### TASK BRIEF
Reproduce the data in its entirety, exactly as supplied.

•••••

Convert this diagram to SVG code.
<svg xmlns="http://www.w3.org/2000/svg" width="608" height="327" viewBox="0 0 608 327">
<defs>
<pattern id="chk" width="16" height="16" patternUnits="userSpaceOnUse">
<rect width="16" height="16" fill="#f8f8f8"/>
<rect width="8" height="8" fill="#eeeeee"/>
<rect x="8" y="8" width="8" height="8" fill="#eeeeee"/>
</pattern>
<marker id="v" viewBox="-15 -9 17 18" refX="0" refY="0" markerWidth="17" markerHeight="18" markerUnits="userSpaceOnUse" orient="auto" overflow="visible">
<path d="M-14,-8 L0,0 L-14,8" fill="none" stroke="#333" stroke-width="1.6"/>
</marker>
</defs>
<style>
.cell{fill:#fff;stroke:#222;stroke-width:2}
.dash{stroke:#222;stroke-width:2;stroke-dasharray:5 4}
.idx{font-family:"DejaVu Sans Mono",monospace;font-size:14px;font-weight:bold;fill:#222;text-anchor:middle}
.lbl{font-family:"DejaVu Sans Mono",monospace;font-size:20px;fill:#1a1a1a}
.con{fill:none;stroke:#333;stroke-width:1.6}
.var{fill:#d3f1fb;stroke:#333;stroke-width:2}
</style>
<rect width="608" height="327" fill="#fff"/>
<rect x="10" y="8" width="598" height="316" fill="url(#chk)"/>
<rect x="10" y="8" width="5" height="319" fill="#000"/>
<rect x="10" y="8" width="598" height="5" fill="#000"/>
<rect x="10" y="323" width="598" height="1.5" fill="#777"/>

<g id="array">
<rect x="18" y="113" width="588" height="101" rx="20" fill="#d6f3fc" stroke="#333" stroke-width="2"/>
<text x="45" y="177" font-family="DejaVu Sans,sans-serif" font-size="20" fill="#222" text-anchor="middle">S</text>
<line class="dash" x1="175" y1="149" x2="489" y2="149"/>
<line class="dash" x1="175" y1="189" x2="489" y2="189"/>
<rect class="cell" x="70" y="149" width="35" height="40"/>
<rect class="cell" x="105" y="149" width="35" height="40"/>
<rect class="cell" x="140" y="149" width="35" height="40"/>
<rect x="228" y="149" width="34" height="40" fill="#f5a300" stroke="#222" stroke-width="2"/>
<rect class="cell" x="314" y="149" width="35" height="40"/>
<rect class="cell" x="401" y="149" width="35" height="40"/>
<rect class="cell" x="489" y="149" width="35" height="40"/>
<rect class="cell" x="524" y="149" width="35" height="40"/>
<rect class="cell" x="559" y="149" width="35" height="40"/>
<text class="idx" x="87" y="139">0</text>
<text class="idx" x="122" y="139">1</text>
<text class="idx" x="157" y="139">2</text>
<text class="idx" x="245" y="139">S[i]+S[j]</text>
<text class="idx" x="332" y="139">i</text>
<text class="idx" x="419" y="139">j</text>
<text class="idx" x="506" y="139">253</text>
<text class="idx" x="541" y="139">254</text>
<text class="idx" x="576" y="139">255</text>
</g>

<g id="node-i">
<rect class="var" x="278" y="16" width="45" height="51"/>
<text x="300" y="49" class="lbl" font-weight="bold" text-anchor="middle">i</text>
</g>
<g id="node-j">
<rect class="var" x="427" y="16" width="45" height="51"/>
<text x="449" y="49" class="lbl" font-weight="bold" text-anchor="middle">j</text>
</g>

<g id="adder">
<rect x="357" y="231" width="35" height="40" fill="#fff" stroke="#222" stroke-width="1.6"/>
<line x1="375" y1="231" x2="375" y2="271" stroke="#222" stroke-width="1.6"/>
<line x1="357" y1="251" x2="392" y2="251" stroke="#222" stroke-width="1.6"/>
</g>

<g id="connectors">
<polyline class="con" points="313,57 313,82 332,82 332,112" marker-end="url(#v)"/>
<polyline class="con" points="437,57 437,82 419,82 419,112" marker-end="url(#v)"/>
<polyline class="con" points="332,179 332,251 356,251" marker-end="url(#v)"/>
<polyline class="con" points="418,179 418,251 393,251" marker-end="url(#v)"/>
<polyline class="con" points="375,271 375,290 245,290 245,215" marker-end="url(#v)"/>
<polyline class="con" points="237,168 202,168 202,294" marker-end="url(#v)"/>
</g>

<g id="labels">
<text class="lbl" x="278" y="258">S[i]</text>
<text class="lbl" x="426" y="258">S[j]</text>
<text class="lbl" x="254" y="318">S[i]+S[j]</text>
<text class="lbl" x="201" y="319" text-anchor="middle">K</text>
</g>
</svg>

•••••

### RESPONSE TO THIS TASK
Convert this diagram to SVG code.
<svg xmlns="http://www.w3.org/2000/svg" width="608" height="327" viewBox="0 0 608 327">
<defs>
<pattern id="chk" width="16" height="16" patternUnits="userSpaceOnUse">
<rect width="16" height="16" fill="#f8f8f8"/>
<rect width="8" height="8" fill="#eeeeee"/>
<rect x="8" y="8" width="8" height="8" fill="#eeeeee"/>
</pattern>
<marker id="v" viewBox="-15 -9 17 18" refX="0" refY="0" markerWidth="17" markerHeight="18" markerUnits="userSpaceOnUse" orient="auto" overflow="visible">
<path d="M-14,-8 L0,0 L-14,8" fill="none" stroke="#333" stroke-width="1.6"/>
</marker>
</defs>
<style>
.cell{fill:#fff;stroke:#222;stroke-width:2}
.dash{stroke:#222;stroke-width:2;stroke-dasharray:5 4}
.idx{font-family:"DejaVu Sans Mono",monospace;font-size:14px;font-weight:bold;fill:#222;text-anchor:middle}
.lbl{font-family:"DejaVu Sans Mono",monospace;font-size:20px;fill:#1a1a1a}
.con{fill:none;stroke:#333;stroke-width:1.6}
.var{fill:#d3f1fb;stroke:#333;stroke-width:2}
</style>
<rect width="608" height="327" fill="#fff"/>
<rect x="10" y="8" width="598" height="316" fill="url(#chk)"/>
<rect x="10" y="8" width="5" height="319" fill="#000"/>
<rect x="10" y="8" width="598" height="5" fill="#000"/>
<rect x="10" y="323" width="598" height="1.5" fill="#777"/>

<g id="array">
<rect x="18" y="113" width="588" height="101" rx="20" fill="#d6f3fc" stroke="#333" stroke-width="2"/>
<text x="45" y="177" font-family="DejaVu Sans,sans-serif" font-size="20" fill="#222" text-anchor="middle">S</text>
<line class="dash" x1="175" y1="149" x2="489" y2="149"/>
<line class="dash" x1="175" y1="189" x2="489" y2="189"/>
<rect class="cell" x="70" y="149" width="35" height="40"/>
<rect class="cell" x="105" y="149" width="35" height="40"/>
<rect class="cell" x="140" y="149" width="35" height="40"/>
<rect x="228" y="149" width="34" height="40" fill="#f5a300" stroke="#222" stroke-width="2"/>
<rect class="cell" x="314" y="149" width="35" height="40"/>
<rect class="cell" x="401" y="149" width="35" height="40"/>
<rect class="cell" x="489" y="149" width="35" height="40"/>
<rect class="cell" x="524" y="149" width="35" height="40"/>
<rect class="cell" x="559" y="149" width="35" height="40"/>
<text class="idx" x="87" y="139">0</text>
<text class="idx" x="122" y="139">1</text>
<text class="idx" x="157" y="139">2</text>
<text class="idx" x="245" y="139">S[i]+S[j]</text>
<text class="idx" x="332" y="139">i</text>
<text class="idx" x="419" y="139">j</text>
<text class="idx" x="506" y="139">253</text>
<text class="idx" x="541" y="139">254</text>
<text class="idx" x="576" y="139">255</text>
</g>

<g id="node-i">
<rect class="var" x="278" y="16" width="45" height="51"/>
<text x="300" y="49" class="lbl" font-weight="bold" text-anchor="middle">i</text>
</g>
<g id="node-j">
<rect class="var" x="427" y="16" width="45" height="51"/>
<text x="449" y="49" class="lbl" font-weight="bold" text-anchor="middle">j</text>
</g>

<g id="adder">
<rect x="357" y="231" width="35" height="40" fill="#fff" stroke="#222" stroke-width="1.6"/>
<line x1="375" y1="231" x2="375" y2="271" stroke="#222" stroke-width="1.6"/>
<line x1="357" y1="251" x2="392" y2="251" stroke="#222" stroke-width="1.6"/>
</g>

<g id="connectors">
<polyline class="con" points="313,57 313,82 332,82 332,112" marker-end="url(#v)"/>
<polyline class="con" points="437,57 437,82 419,82 419,112" marker-end="url(#v)"/>
<polyline class="con" points="332,179 332,251 356,251" marker-end="url(#v)"/>
<polyline class="con" points="418,179 418,251 393,251" marker-end="url(#v)"/>
<polyline class="con" points="375,271 375,290 245,290 245,215" marker-end="url(#v)"/>
<polyline class="con" points="237,168 202,168 202,294" marker-end="url(#v)"/>
</g>

<g id="labels">
<text class="lbl" x="278" y="258">S[i]</text>
<text class="lbl" x="426" y="258">S[j]</text>
<text class="lbl" x="254" y="318">S[i]+S[j]</text>
<text class="lbl" x="201" y="319" text-anchor="middle">K</text>
</g>
</svg>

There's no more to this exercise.